We spent three and a half days in Tokyo, and most of that time was spent eating and shopping. I found this to be much more enjoyable than our first visit to the city. The weather definitely helped, but not feeling time time crunch to blaze through a long checklist of tourist spots was also a big plus.
We visited the LINE store and had Ichiran ramen and some Korean corn dogs in Harajuku. The selection at the LINE store was smaller than expected, but the Sally plush we got from there has become our runaway favourite.
We found Godizilla, posh Kit-Kats and an entire department store dedicated to stationary in Ginza.
We also redeemed ourselves in Akihabara, where we finally won some prizes at the UFO catcher games, despite vowing to never fall for these scams ever again. Granted, we only went for the easier smaller machines with small prizes, but seeing these little dog plushies fall down the chute unleashed an avalanche of joy. We were riding the high all night thanks to these cheap little toys.
And we also got absolutely lost the underground city that is Tokyo station. This multi-layer labyrinth contains innumerable restaurants and shops. We had some Tonkatsu in a tightly-packed counter-only joint where the vat of burning hot oil is placed precariously close to the diners.

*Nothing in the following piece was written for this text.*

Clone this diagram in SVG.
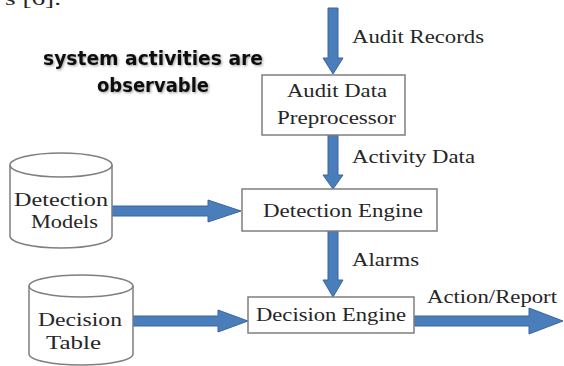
<svg xmlns="http://www.w3.org/2000/svg" width="564" height="366" viewBox="0 0 564 366">
<style>
.bg{fill:#ffffff}
.box{fill:#ffffff;stroke:#7f7f7f;stroke-width:1.5}
.cyl{fill:#ffffff;stroke:#7f7f7f;stroke-width:1.5}
.t{font-family:"Liberation Serif","Times New Roman",serif;font-size:18px;fill:#262626}
.c{font-family:"DejaVu Sans","Open Sans",sans-serif;font-size:19px;font-weight:bold;fill:#111111}
.arr{fill:#4a7ebb;stroke:#3b65a0;stroke-width:1}
</style>
<defs>
<filter id="sh" x="-10%" y="-30%" width="120%" height="160%">
<feDropShadow dx="1.2" dy="1.2" stdDeviation="1" flood-color="#000000" flood-opacity="0.35"/>
</filter>
</defs>
<rect class="bg" x="0" y="0" width="564" height="366"/>
<text class="t" x="5" y="5" font-size="20" textLength="56" lengthAdjust="spacingAndGlyphs">s [6].</text>
<g id="note" filter="url(#sh)">
<text class="c" x="43" y="65" textLength="220" lengthAdjust="spacingAndGlyphs">system activities are</text>
<text class="c" x="97" y="92" textLength="112" lengthAdjust="spacingAndGlyphs">observable</text>
</g>
<g id="connectors">
<polygon class="arr" points="328,8 338,8 338,58 343,58 333,74 323,58 328,58"/>
<polygon class="arr" points="328,135 338,135 338,175 343,175 333,189 323,175 328,175"/>
<polygon class="arr" points="328,231 338,231 338,280 343,280 333,297 323,280 328,280"/>
<polygon class="arr" points="112,206 208,206 208,200 241,211 208,222 208,216 112,216"/>
<polygon class="arr" points="133,316 218,316 218,310 248,321 218,332 218,326 133,326"/>
<polygon class="arr" points="414,316 529,316 529,308 563,321 529,334 529,326 414,326"/>
<text class="t" x="352" y="43" textLength="132" lengthAdjust="spacingAndGlyphs">Audit Records</text>
<text class="t" x="352" y="163" textLength="123" lengthAdjust="spacingAndGlyphs">Activity Data</text>
<text class="t" x="352" y="266" textLength="67" lengthAdjust="spacingAndGlyphs">Alarms</text>
<text class="t" x="427" y="303" textLength="130" lengthAdjust="spacingAndGlyphs">Action/Report</text>
</g>
<g id="preprocessor">
<rect class="box" x="262" y="75" width="143" height="60"/>
<text class="t" x="287" y="97" textLength="100" lengthAdjust="spacingAndGlyphs">Audit Data</text>
<text class="t" x="277" y="124" textLength="119" lengthAdjust="spacingAndGlyphs">Preprocessor</text>
</g>
<g id="detection-engine">
<rect class="box" x="242" y="189" width="195" height="42"/>
<text class="t" x="263" y="217" textLength="160" lengthAdjust="spacingAndGlyphs">Detection Engine</text>
</g>
<g id="decision-engine">
<rect class="box" x="248" y="297" width="166" height="36"/>
<text class="t" x="256" y="321" textLength="150" lengthAdjust="spacingAndGlyphs">Decision Engine</text>
</g>
<g id="detection-models">
<path class="cyl" d="M10,165 L10,236 A51,12 0 0 0 112,236 L112,165 A51,12 0 0 0 10,165 Z"/>
<path class="cyl" d="M10,165 A51,12 0 0 0 112,165" fill="none"/>
<text class="t" x="14" y="206" textLength="94" lengthAdjust="spacingAndGlyphs">Detection</text>
<text class="t" x="31" y="228" textLength="67" lengthAdjust="spacingAndGlyphs">Models</text>
</g>
<g id="decision-table">
<path class="cyl" d="M29,286 L29,354 A52,11 0 0 0 133,354 L133,286 A52,11 0 0 0 29,286 Z"/>
<path class="cyl" d="M29,286 A52,11 0 0 0 133,286" fill="none"/>
<text class="t" x="38" y="326" textLength="84" lengthAdjust="spacingAndGlyphs">Decision</text>
<text class="t" x="46" y="349" textLength="55" lengthAdjust="spacingAndGlyphs">Table</text>
</g>
</svg>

Eventually, we finally finding Tokyo Character Street, the underground strip within the underground complex dedicated to a dizzying array of character goods.

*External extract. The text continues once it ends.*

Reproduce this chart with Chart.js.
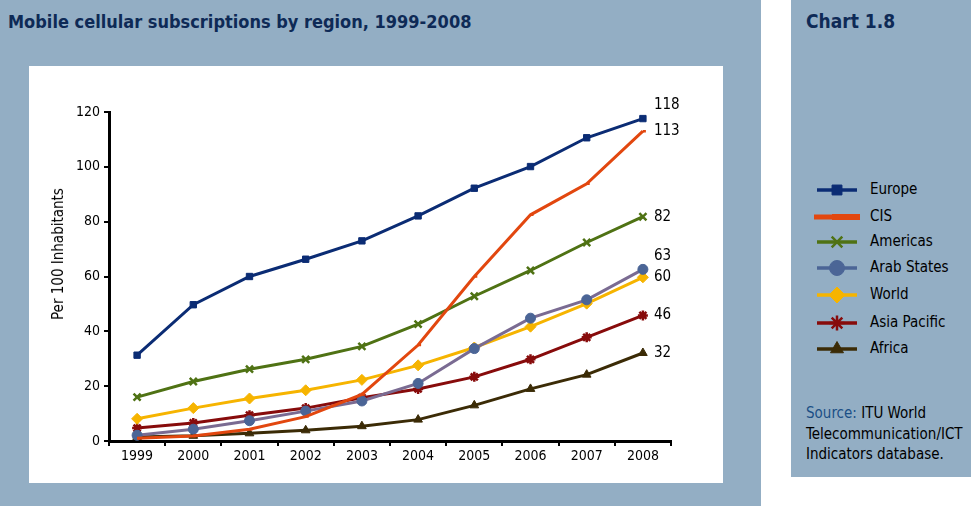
<!DOCTYPE html>
<html>
<head>
<meta charset="utf-8">
<script src="https://cdn.jsdelivr.net/npm/chart.js"></script>
<style>
  body { margin: 0; width: 971px; height: 506px; background: #fff; position: relative; overflow: hidden;
         font-family: 'DejaVu Sans Condensed', 'DejaVu Sans', sans-serif; }
  .panel { position: absolute; background: #93aec4; }
  #title { position: absolute; left: 8px; top: 11px; font-size: 18px; font-weight: bold; color: #0e2a56; white-space: nowrap; }
  #chartno { position: absolute; left: 806px; top: 10px; font-size: 19px; font-weight: bold; color: #0e2a56; }
  #box { position: absolute; left: 29px; top: 66px; width: 694px; height: 417px; background: #fff; }
  #ytitle { position: absolute; left: 58px; top: 254px; transform: translate(-50%, -50%) rotate(-90deg);
            font-size: 15px; color: #000; white-space: nowrap; }
  .leg { position: absolute; left: 812px; height: 20px; }
  .leg canvas { position: absolute; left: 0; top: 0; }
  .leg span { position: absolute; left: 58px; top: 0px; font-size: 15px; color: #000; white-space: nowrap; }
  #source { position: absolute; left: 806px; top: 403px; font-size: 15px; line-height: 20.5px; color: #000; }
  #source b { font-weight: normal; color: #1b4f86; }
</style>
</head>
<body>
<div class="panel" style="left:0;top:0;width:761px;height:506px"></div>
<div class="panel" style="left:791px;top:0;width:180px;height:477px"></div>
<div id="title">Mobile cellular subscriptions by region, 1999-2008</div>
<div id="chartno">Chart 1.8</div>
<div id="box"><canvas id="myChart" width="694" height="417"></canvas></div>
<div id="ytitle">Per 100 Inhabitants</div>
<div id="legend"></div>
<div id="source"><b>Source:</b> ITU World<br>Telecommunication/ICT<br>Indicators database.</div>

<script>
const years = ['1999', '2000', '2001', '2002', '2003', '2004', '2005', '2006', '2007', '2008'];
const regions = ['Europe', 'CIS', 'Americas', 'Arab States', 'World', 'Asia Pacific', 'Africa'];

const europe = [31.3, 49.7, 60.0, 66.3, 73.0, 82.1, 92.2, 100.1, 110.6, 117.6];
const cis = [1.0, 1.8, 4.3, 8.9, 17.0, 35.0, 60.0, 82.5, 93.8, 113.0];
const americas = [16.0, 21.7, 26.2, 29.8, 34.5, 42.6, 52.8, 62.2, 72.4, 81.8];
const arabStates = [2.1, 4.3, 7.4, 10.9, 14.6, 21.0, 33.7, 44.8, 51.5, 62.6];
const world = [8.1, 12.0, 15.5, 18.5, 22.3, 27.6, 34.1, 41.7, 50.1, 59.7];
const asiaPacific = [4.7, 6.6, 9.4, 12.0, 15.8, 19.0, 23.4, 29.8, 37.8, 45.8];
const africa = [1.5, 1.9, 2.8, 3.9, 5.4, 7.8, 13.0, 19.0, 24.2, 32.1];

const endLabels = ['118', '113', '82', '63', '60', '46', '32'];
const yTicks = [0, 20, 40, 60, 80, 100, 120];

const seriesValues = [europe, cis, americas, arabStates, world, asiaPacific, africa];

// look of each series: line colour, marker colour, marker shape
const looks = [
  { line: '#0b2c74', mark: '#0b2c74', style: 'rect', r: 4.5 },
  { line: '#e2470f', mark: '#e2470f', style: 'dash', r: 3 },
  { line: '#4f7214', mark: '#4f7214', style: 'crossRot', r: 5 },
  { line: '#7a6b92', mark: '#4b6596', style: 'circle', r: 5 },
  { line: '#f6b400', mark: '#f6b400', style: 'rectRot', r: 5.5 },
  { line: '#870b0b', mark: '#870b0b', style: 'star', r: 5 },
  { line: '#3b2b06', mark: '#3b2b06', style: 'triangle', r: 5 }
];
const labelShift = [-13, 0, 0, -13, 0, 0, 0];

const datasets = regions.map((name, i) => ({
  label: name,
  data: seriesValues[i],
  borderColor: looks[i].line,
  backgroundColor: looks[i].mark,
  pointBorderColor: looks[i].mark,
  pointBackgroundColor: looks[i].mark,
  pointStyle: looks[i].style,
  pointRadius: looks[i].r,
  pointBorderWidth: (looks[i].style === 'crossRot' || looks[i].style === 'star' || looks[i].style === 'dash') ? 2.5 : 1,
  borderWidth: 3,
  tension: 0,
  order: i
}));

// value labels at the end of each line
const endLabelPlugin = {
  id: 'endLabels',
  afterDatasetsDraw(chart) {
    const ctx = chart.ctx;
    ctx.save();
    ctx.font = '15px "DejaVu Sans Condensed", "DejaVu Sans", sans-serif';
    ctx.fillStyle = '#000';
    ctx.textAlign = 'left';
    ctx.textBaseline = 'middle';
    chart.data.datasets.forEach((ds, i) => {
      const meta = chart.getDatasetMeta(i);
      const pt = meta.data[meta.data.length - 1];
      ctx.fillText(endLabels[i], pt.x + 11, pt.y + labelShift[i]);
    });
    ctx.restore();
  }
};

const canvas = document.getElementById('myChart');
const ctx = canvas.getContext('2d');

const chart = new Chart(ctx, {
  type: 'line',
  data: { labels: years, datasets: datasets },
  options: {
    responsive: false,
    animation: false,
    devicePixelRatio: 1,
    layout: { padding: { left: 0, top: 46, right: 52, bottom: 0 } },
    plugins: { legend: { display: false }, tooltip: { enabled: false } },
    scales: {
      x: {
        offset: true,
        grid: { offset: true, drawOnChartArea: false, drawTicks: true, tickLength: 5, color: '#000', lineWidth: 2 },
        border: { color: '#000', width: 3 },
        ticks: { color: '#000', font: { family: '"DejaVu Sans Condensed", "DejaVu Sans", sans-serif', size: 14 }, padding: 2, maxRotation: 0 },
        afterFit(s) { s.height = 42; }
      },
      y: {
        min: 0,
        max: 120,
        afterBuildTicks(s) { s.ticks = yTicks.map(v => ({ value: v })); },
        grid: { drawOnChartArea: false, drawTicks: true, tickLength: 5, color: '#000', lineWidth: 2 },
        border: { color: '#000', width: 3 },
        ticks: { color: '#000', font: { family: '"DejaVu Sans Condensed", "DejaVu Sans", sans-serif', size: 14 }, padding: 4 },
        afterFit(s) { s.width = 80; }
      }
    }
  },
  plugins: [endLabelPlugin]
});

// legend in the right panel
const legendTops = [180, 207, 232, 258, 285, 313, 339];
const legendBox = document.getElementById('legend');
regions.forEach((name, i) => {
  const item = document.createElement('div');
  item.className = 'leg';
  item.style.top = legendTops[i] + 'px';
  const c = document.createElement('canvas');
  c.width = 50; c.height = 20;
  const span = document.createElement('span');
  span.textContent = name;
  item.appendChild(c);
  item.appendChild(span);
  legendBox.appendChild(item);

  const g = c.getContext('2d');
  const lk = looks[i];
  g.strokeStyle = i === 3 ? lk.mark : lk.line;
  g.lineWidth = i === 1 ? 5 : 3.5;
  g.beginPath();
  g.moveTo(i === 1 ? 2 : 5, 10);
  g.lineTo(i === 1 ? 48 : 45, 10);
  g.stroke();
  if (i === 1) {
    g.fillStyle = lk.mark;
    g.fillRect(20, 7, 28, 6);
    return;
  }
  g.fillStyle = lk.mark;
  g.strokeStyle = lk.mark;
  g.lineWidth = (lk.style === 'crossRot' || lk.style === 'star') ? 2.5 : 1;
  const opts = { pointStyle: lk.style, radius: lk.r + 2.5, rotation: 0, borderWidth: g.lineWidth };
  if (Chart.helpers && Chart.helpers.drawPoint) {
    Chart.helpers.drawPoint(g, opts, 25, 10);
  }
});
</script>
</body>
</html>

What I find amazing about shopping in Tokyo is the combination of depth and variety. Neither of us care that much about clothes, shoes, and most of the other stuff you’ll find in a typical North American shopping mall. But here in Tokyo, there are entire buildings and districts dedicated to very specific niches. Be it stationery, kitchenware, electronics and general weeaboo crap, there are places here that’ll spoil you for options in ways hard to imagine anywhere else — one of the perks hyper-consumerism in city with a population of over 13 million.
This trip had been conceived with the goal of crossing Japan off of our list. The idea was to hop around the country to see the tourist hotspots before a partial do-over in Tokyo. This way, we could move on with our lives and see the other places in the great big world years to come.
In reality, the opposite has happened. The tourist spots may have been satisfied, but the allure of effortless transportation, great food and unique shopping continues to be irresistible to this day. It’s been almost half a year since we came back, yet we still muse aloud about going back virtually every other day day. I fully realize how much of a disgusting weeaboo this makes us, but it’s futile to deny the obvious truth at this point.
The question which remains is not “if”, but rather “when”. The Studio Ghibli theme park is due to open in fall 2022, with additional attractions opening a year after that, so chances are that’ll be our justification to go back yet again…assuming we could wait that long.